Lalu karya besar Tuanku Bagindo yang lama menetap di Surau Pekuburan ini, adalah pembuatan irigasi.
Tahun 1915, irigasi itu kemudian bernama Irigasi Ujung Gunung. Dari Ujung Gunung Sungai Sariak hingga ke hilirnya Limau Hantu di Balah Aie.
Ratusan hektar sawah yang dialirinya. Termasuk juga usaha perikanan masyarakat di sepanjang kampung itu, bergantung pada Irigasi Ujung Gunung.
Tuanku Bagindo Lubuak Pua tersebut sebagai ulama, niniak mamak dan tokoh masyarakat yang merintis pembuatan irigasi itu.
Dia yang menjembatani masyarakat banyak sekaligus pekerja, memberlakukan aturan gotong royong masyarakat secara bergantian di Nagari Sungai Sariak hingga Nagari Balah Aie dalam menuntaskan pekerjaan irigasi itu.
Setiap ulama punya zaman dan setiap zaman pun ada ulamanya.

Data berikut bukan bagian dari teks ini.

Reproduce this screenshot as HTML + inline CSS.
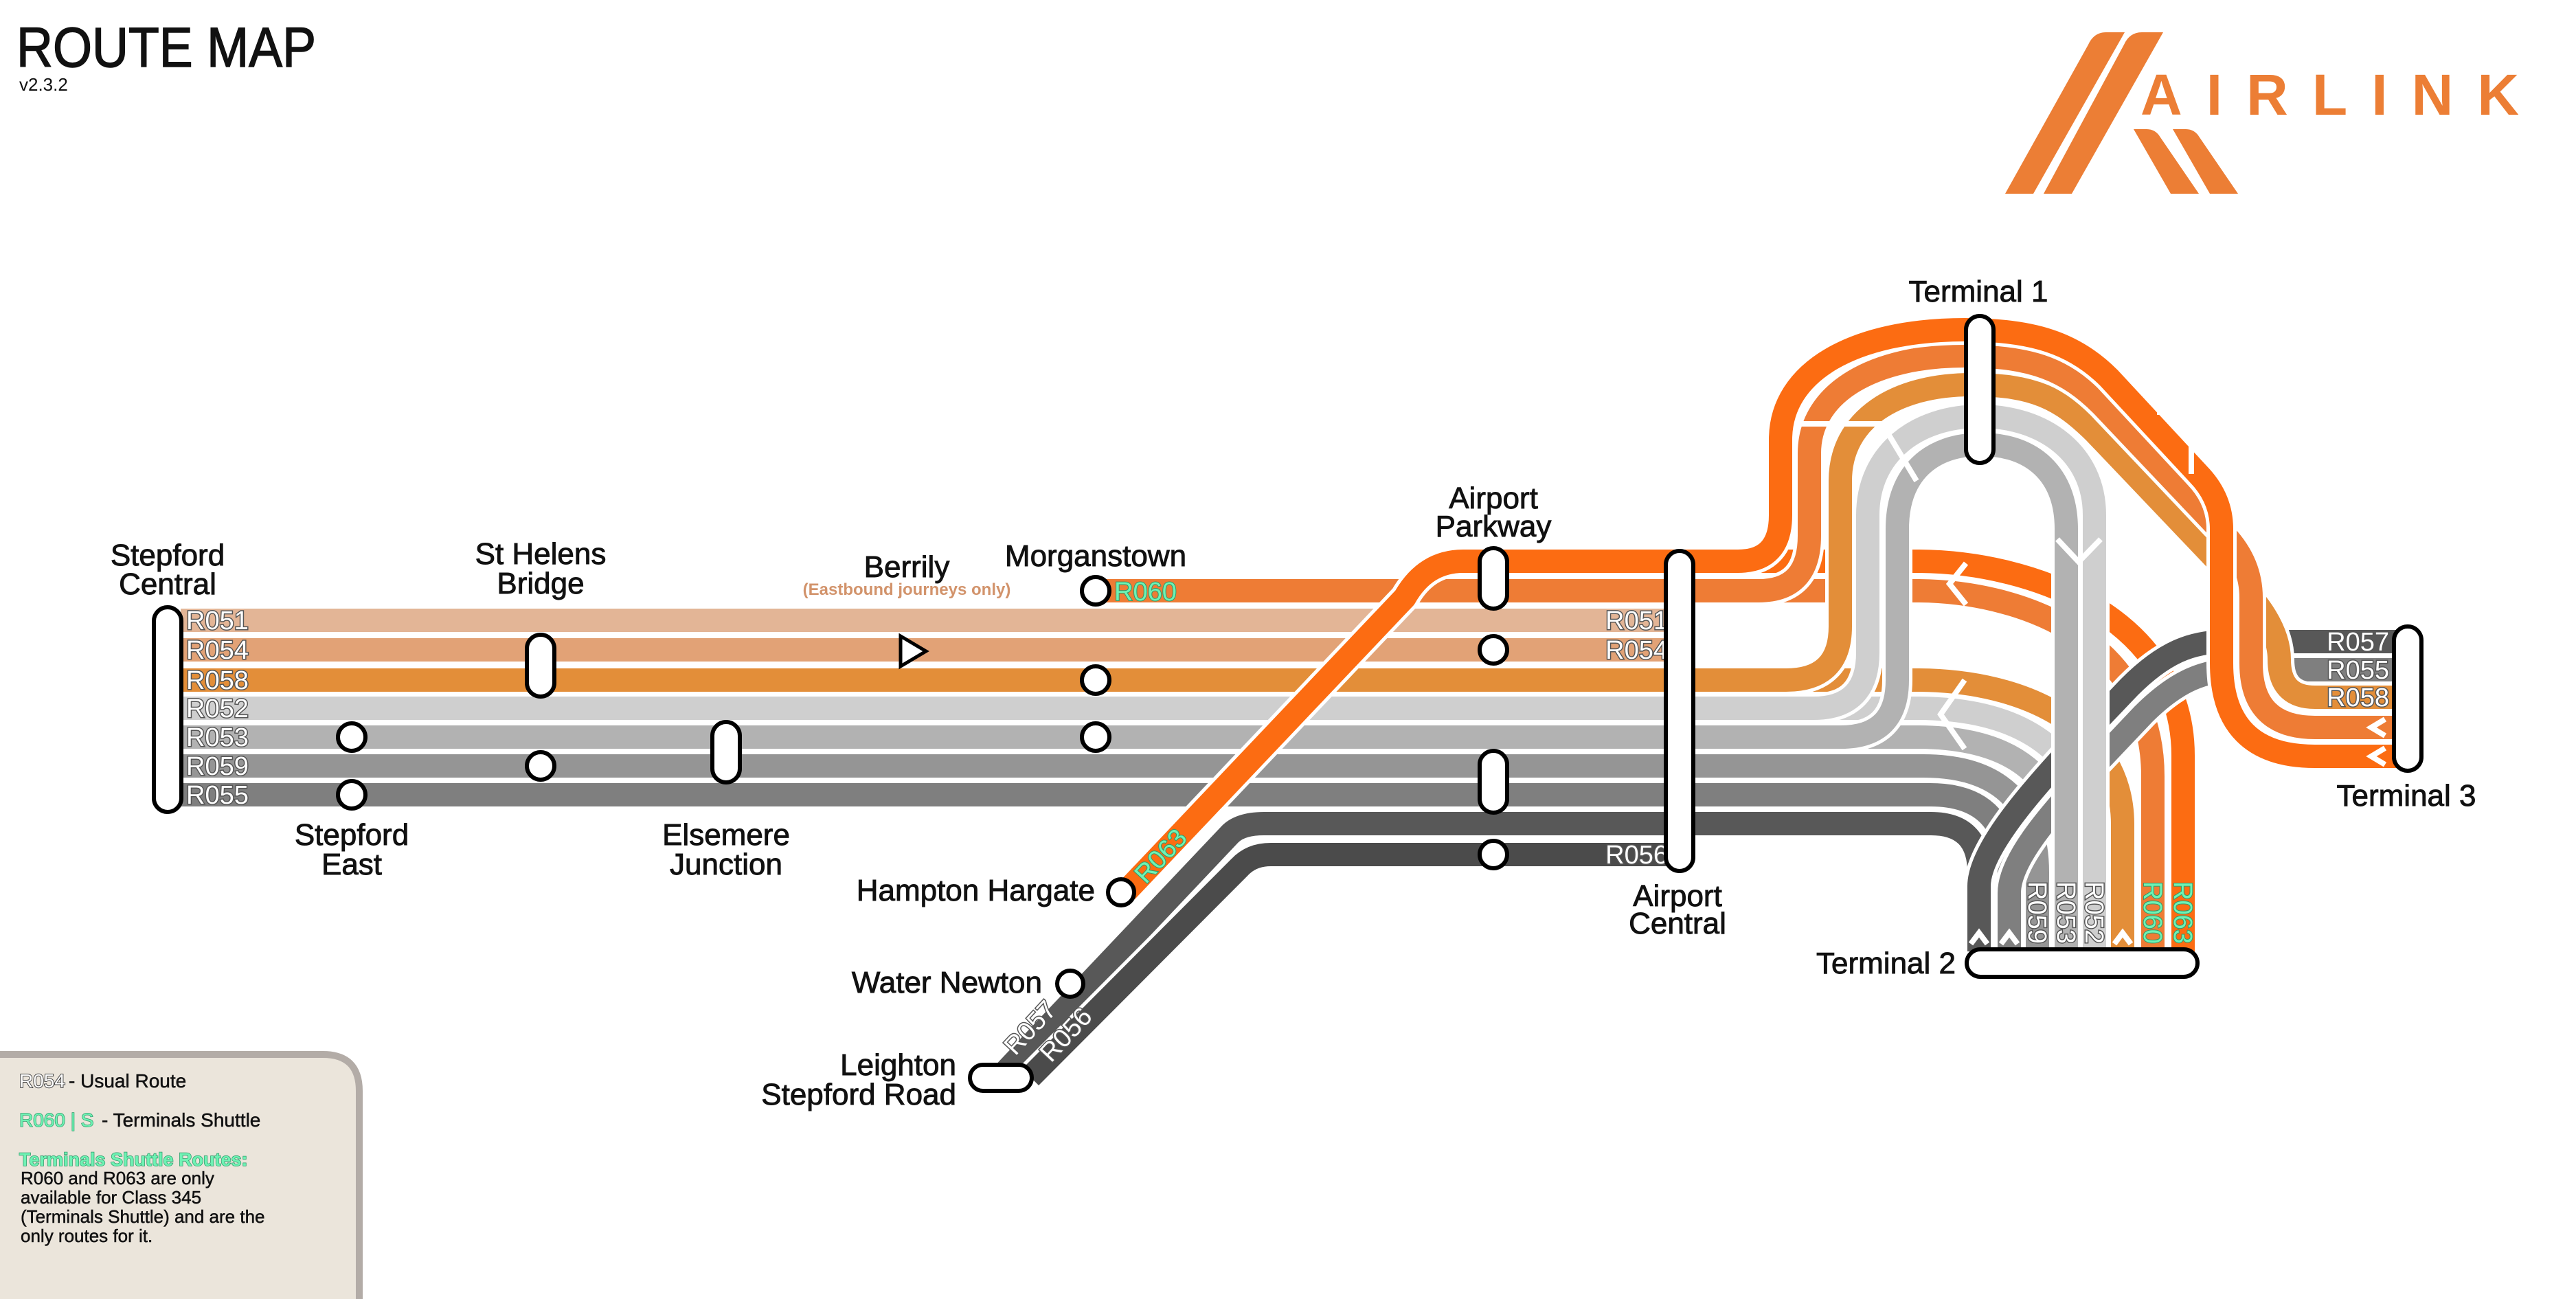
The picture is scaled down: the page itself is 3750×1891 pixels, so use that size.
<!DOCTYPE html>
<html><head><meta charset="utf-8">
<style>
html,body{margin:0;padding:0;background:#fff;}
svg{display:block;font-family:"Liberation Sans","DejaVu Sans",sans-serif;}
.lbl{font-size:38px;fill:#fff;stroke:#555;stroke-width:3;paint-order:stroke;}
.grn{font-size:38px;fill:#6ff2b4;stroke:#2f9a6a;stroke-width:2;paint-order:stroke;}
.st{font-size:44px;fill:#111;stroke:#111;stroke-width:0.9;}
.stn{fill:#fff;stroke:#000;stroke-width:6;}
.chev{fill:none;stroke:#fff;stroke-width:8;stroke-linejoin:miter;}
</style></head>
<body>
<svg width="3750" height="1891" viewBox="0 0 3750 1891" xmlns="http://www.w3.org/2000/svg">
<defs>
<path id="p051" d="M263 903 H2445"/>
<path id="p054" d="M263 946 H2445"/>
<path id="p058" d="M263 990 H2790 C2950 990 3090 1060 3090 1200 V1385"/>
<path id="p052" d="M263 1031 H2790 C2950 1031 3049 1100 3049 1250 V1385"/>
<path id="p053" d="M263 1073 H2790 C2930 1073 3008 1130 3008 1260 V1385"/>
<path id="p059" d="M263 1115 H2800 C2910 1115 2966 1170 2966 1270 V1385"/>
<path id="p055" d="M263 1157 H2810 C2890 1157 2925 1200 2925 1280 V1385"/>
<path id="p057" d="M1455 1569 L1790 1215 Q1805 1199 1840 1199 H2811 Q2881 1199 2881 1270 V1385"/>
<path id="p056" d="M1500 1568 L1805 1262 Q1822 1244 1850 1244 H2445"/>
<path id="p060t" d="M1595 860 H2790 C2940 860 3134 930 3134 1130 V1385"/>
<path id="p063t" d="M2300 817 H2790 C2960 817 3178 900 3178 1100 V1385"/>
<path id="p057b" d="M2881 1385 V1290 C2881 1240 2950 1160 3000 1105 L3100 1000 C3150 950 3190 934 3240 934 H3490"/>
<path id="p055b" d="M2925 1385 V1300 C2925 1250 2990 1180 3030 1135 L3120 1040 C3170 990 3210 975 3260 975 H3490"/>
<path id="l053" d="M2680 1073 Q2762 1073 2762 990 V770 C2762 690 2810 647 2884 647 C2958 647 3008 690 3008 770 V1385"/>
<path id="l052" d="M2640 1031 Q2719 1031 2719 950 V750 C2719 660 2790 606 2882 606 C2975 606 3049 660 3049 750 V1385"/>
<path id="l058" d="M2600 990 Q2679 990 2679 912 V700 C2679 610 2760 560 2870 560 C2960 560 3000 580 3050 630 L3250 840 Q3318 905 3318 960 Q3318 1015 3370 1015 H3490"/>
<path id="l060" d="M2560 860 Q2634 860 2634 780 V660 C2634 570 2730 518 2860 518 C2960 518 3010 540 3060 590 L3240 780 Q3277 820 3277 870 V965 Q3277 1059 3370 1059 H3490"/>
<path id="l063" d="M1640 1297 L2045 870 Q2075 817 2130 817 H2530 Q2592 817 2592 750 V640 C2592 540 2700 480 2860 480 C2960 480 3020 500 3070 550 L3200 690 Q3234 725 3234 770 V965 Q3234 1101 3370 1101 H3490"/>
</defs>

<!-- title -->
<text x="24" y="97" font-size="82" fill="#111" stroke="#111" stroke-width="1.5" textLength="436" lengthAdjust="spacingAndGlyphs">ROUTE MAP</text>
<text x="28" y="132" font-size="26" fill="#111">v2.3.2</text>

<!-- logo -->
<g fill="#ec7e35">
<path d="M2919 282 L3040 65 Q3048 47 3066 47 L3093 47 L2960 282 Z"/>
<path d="M2975 282 L3092 65 Q3100 47 3118 47 L3149 47 L3016 282 Z"/>
<path d="M3106 188 L3125 188 Q3138 188 3145 200 L3201 282 L3160 282 Z"/>
<path d="M3163 188 L3182 188 Q3195 188 3202 200 L3258 282 L3217 282 Z"/>
<text x="3116" y="167" font-size="84" font-weight="bold" textLength="551" lengthAdjust="spacing">AIRLINK</text>
</g>

<!-- lines -->
<g fill="none" stroke-linecap="butt" stroke-linejoin="round">
<use href="#p051" stroke="#fff" stroke-width="44"/><use href="#p051" stroke="#e3b596" stroke-width="34"/>
<use href="#p054" stroke="#fff" stroke-width="44"/><use href="#p054" stroke="#e2a276" stroke-width="34"/>
<use href="#p057" stroke="#fff" stroke-width="44"/><use href="#p057" stroke="#585858" stroke-width="34"/>
<use href="#p055" stroke="#fff" stroke-width="44"/><use href="#p055" stroke="#7f7f7f" stroke-width="34"/>
<use href="#p059" stroke="#fff" stroke-width="44"/><use href="#p059" stroke="#959595" stroke-width="34"/>
<use href="#p053" stroke="#fff" stroke-width="44"/><use href="#p053" stroke="#b2b2b2" stroke-width="34"/>
<use href="#p052" stroke="#fff" stroke-width="44"/><use href="#p052" stroke="#cfcfcf" stroke-width="34"/>
<use href="#p058" stroke="#fff" stroke-width="44"/><use href="#p058" stroke="#e38e39" stroke-width="34"/>
<use href="#p056" stroke="#fff" stroke-width="44"/><use href="#p056" stroke="#4b4b4b" stroke-width="34"/>
<use href="#p060t" stroke="#fff" stroke-width="44"/><use href="#p060t" stroke="#ee7c35" stroke-width="34"/>
<use href="#p063t" stroke="#fff" stroke-width="44"/><use href="#p063t" stroke="#fc6c12" stroke-width="34"/>
<use href="#p055b" stroke="#fff" stroke-width="44"/><use href="#p055b" stroke="#7f7f7f" stroke-width="34"/>
<use href="#p057b" stroke="#fff" stroke-width="44"/><use href="#p057b" stroke="#585858" stroke-width="34"/>
<use href="#l053" stroke="#fff" stroke-width="44"/><use href="#l053" stroke="#b2b2b2" stroke-width="34"/>
<use href="#l052" stroke="#fff" stroke-width="44"/><use href="#l052" stroke="#cfcfcf" stroke-width="34"/>
<use href="#l058" stroke="#fff" stroke-width="44"/><use href="#l058" stroke="#e38e39" stroke-width="34"/>
<use href="#l060" stroke="#fff" stroke-width="44"/><use href="#l060" stroke="#ee7c35" stroke-width="34"/>
<use href="#l063" stroke="#fff" stroke-width="44"/><use href="#l063" stroke="#fc6c12" stroke-width="34"/>
</g>

<!-- chevrons -->
<polyline class="chev" points="2620,617 2740,617 2790,700"/>
<polyline class="chev" points="2995,785 3026,818 3058,785"/>
<polyline class="chev" points="2862,820 2838,850 2862,880"/>
<polyline class="chev" points="2860,990 2825,1040 2860,1090"/>
<polyline class="chev" points="3140,600 3190,600 3190,690"/>
<polyline class="chev" points="3472,1047 3452,1059 3472,1071"/>
<polyline class="chev" points="3472,1089 3452,1101 3472,1113"/>
<polyline class="chev" points="2869,1374 2881,1358 2893,1374"/>
<polyline class="chev" points="2913,1374 2925,1358 2937,1374"/>
<polyline class="chev" points="3078,1374 3090,1358 3102,1374"/>

<!-- route labels -->
<g class="lbl">
<text x="271" y="916">R051</text>
<text x="271" y="959">R054</text>
<text x="271" y="1003">R058</text>
<text x="271" y="1044">R052</text>
<text x="271" y="1086">R053</text>
<text x="271" y="1128">R059</text>
<text x="271" y="1170">R055</text>
<text x="2428" y="916" text-anchor="end">R051</text>
<text x="2428" y="959" text-anchor="end">R054</text>
<text x="2428" y="1257" text-anchor="end">R056</text>
<text x="3478" y="947" text-anchor="end">R057</text>
<text x="3478" y="988" text-anchor="end">R055</text>
<text x="3478" y="1028" text-anchor="end">R058</text>
<text transform="translate(2953,1283) rotate(90)">R059</text>
<text transform="translate(2995,1283) rotate(90)">R053</text>
<text transform="translate(3036,1283) rotate(90)">R052</text>
<text transform="translate(1478,1538) rotate(-47)">R057</text>
<text transform="translate(1530,1548) rotate(-47)">R056</text>
</g>
<g class="grn">
<text x="1622" y="874">R060</text>
<text transform="translate(3121,1283) rotate(90)">R060</text>
<text transform="translate(3165,1283) rotate(90)">R063</text>
<text transform="translate(1668,1288) rotate(-47)">R063</text>
</g>

<!-- stations -->
<g class="stn">
<rect x="224" y="884" width="40" height="298" rx="20"/>
<circle cx="512" cy="1073" r="20"/>
<circle cx="512" cy="1157" r="20"/>
<rect x="767" y="924" width="40" height="90" rx="20"/>
<circle cx="787" cy="1115" r="20"/>
<rect x="1037" y="1051" width="40" height="88" rx="20"/>
<circle cx="1595" cy="860" r="20"/>
<circle cx="1595" cy="990" r="20"/>
<circle cx="1595" cy="1073" r="20"/>
<rect x="2154" y="798" width="40" height="88" rx="20"/>
<circle cx="2174" cy="946" r="20"/>
<rect x="2154" y="1093" width="40" height="90" rx="20"/>
<circle cx="2174" cy="1244" r="20"/>
<rect x="2425" y="802" width="40" height="466" rx="20"/>
<circle cx="1632" cy="1299" r="19"/>
<circle cx="1558" cy="1432" r="19"/>
<rect x="1412" y="1550" width="90" height="38" rx="19"/>
<rect x="2862" y="460" width="40" height="214" rx="20"/>
<rect x="2863" y="1382" width="336" height="40" rx="20"/>
<rect x="3485" y="912" width="40" height="210" rx="20"/>
</g>
<polygon points="1311,926 1348,948 1311,970" fill="#fff" stroke="#000" stroke-width="5"/>

<!-- station names -->
<g class="st" text-anchor="middle">
<text x="244" y="823">Stepford</text><text x="244" y="865">Central</text>
<text x="787" y="821">St Helens</text><text x="787" y="864">Bridge</text>
<text x="1320" y="840">Berrily</text>
<text x="1595" y="824">Morganstown</text>
<text x="2174" y="740">Airport</text><text x="2174" y="781">Parkway</text>
<text x="512" y="1230">Stepford</text><text x="512" y="1273">East</text>
<text x="1057" y="1230">Elsemere</text><text x="1057" y="1273">Junction</text>
<text x="2442" y="1319">Airport</text><text x="2442" y="1359">Central</text>
<text x="2880" y="439">Terminal 1</text>
<text x="3503" y="1173">Terminal 3</text>
</g>
<g class="st" text-anchor="end">
<text x="1594" y="1311">Hampton Hargate</text>
<text x="1517" y="1445">Water Newton</text>
<text x="1392" y="1565">Leighton</text>
<text x="1392" y="1608">Stepford Road</text>
<text x="2847" y="1417">Terminal 2</text>
</g>
<text x="1320" y="866" text-anchor="middle" font-size="24" font-weight="bold" fill="#d2936b">(Eastbound journeys only)</text>

<!-- legend -->
<path d="M-10 1535 H470 Q523 1535 523 1588 V1900 H-10 Z" fill="#ebe5db" stroke="#b3aca7" stroke-width="10"/>
<text x="28" y="1583" font-size="28" fill="#fff" stroke="#444" stroke-width="2" paint-order="stroke">R054</text>
<text x="100" y="1583" font-size="28" fill="#111" stroke="#111" stroke-width="0.5">- Usual Route</text>
<text x="28" y="1640" font-size="28" fill="#6ff2b4" stroke="#2f9a6a" stroke-width="1.5" paint-order="stroke">R060 | S</text>
<text x="148" y="1640" font-size="28" fill="#111" stroke="#111" stroke-width="0.5">- Terminals Shuttle</text>
<text x="28" y="1697" font-size="27" font-weight="bold" fill="#6ff2b4" stroke="#2f9a6a" stroke-width="1.5" paint-order="stroke">Terminals Shuttle Routes:</text>
<g font-size="26" fill="#111" stroke="#111" stroke-width="0.5">
<text x="30" y="1724">R060 and R063 are only</text>
<text x="30" y="1752">available for Class 345</text>
<text x="30" y="1780">(Terminals Shuttle) and are the</text>
<text x="30" y="1808">only routes for it.</text>
</g>
</svg>
</body></html>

Setidaknya, Tuanku Bagindo punya zaman yang panjang, panjang sekali dan hingga kini nama Tuanku Bagindo, spritualitas pengajiannya masih melekat di masyarakat.
Surau Pekuburan di Lubuak Pua sampai tak cukup untuk menampung lautan masyarakat yang datang menjenguk kala Tuanku Bagindo berpulang.
Masyarakat seperti terhipnotis, mendengar kabar kepergian seorang ulama spritualitas, guru yang ikhlas mendidik dan mengajar, guru yang mengamalkan kaji sebelum diajarkan.
Ribuan masyarakat dan jemaah berebut untuk bisa ikut memandikan, menshalatkan serta mengantarkan ke peristirahatan terakhirnya, tahun 1955 itu.
Pandangan batin Tuanku Bagindo, menjadikan antara dia dengan Tuanku Shaliah Sungai Sariak saling menjaga adab.
Adab dan etika terjaga dengan baik, meskipun dari kasat mata orang banyak, kedua ulama ini saling berjauhan tempat.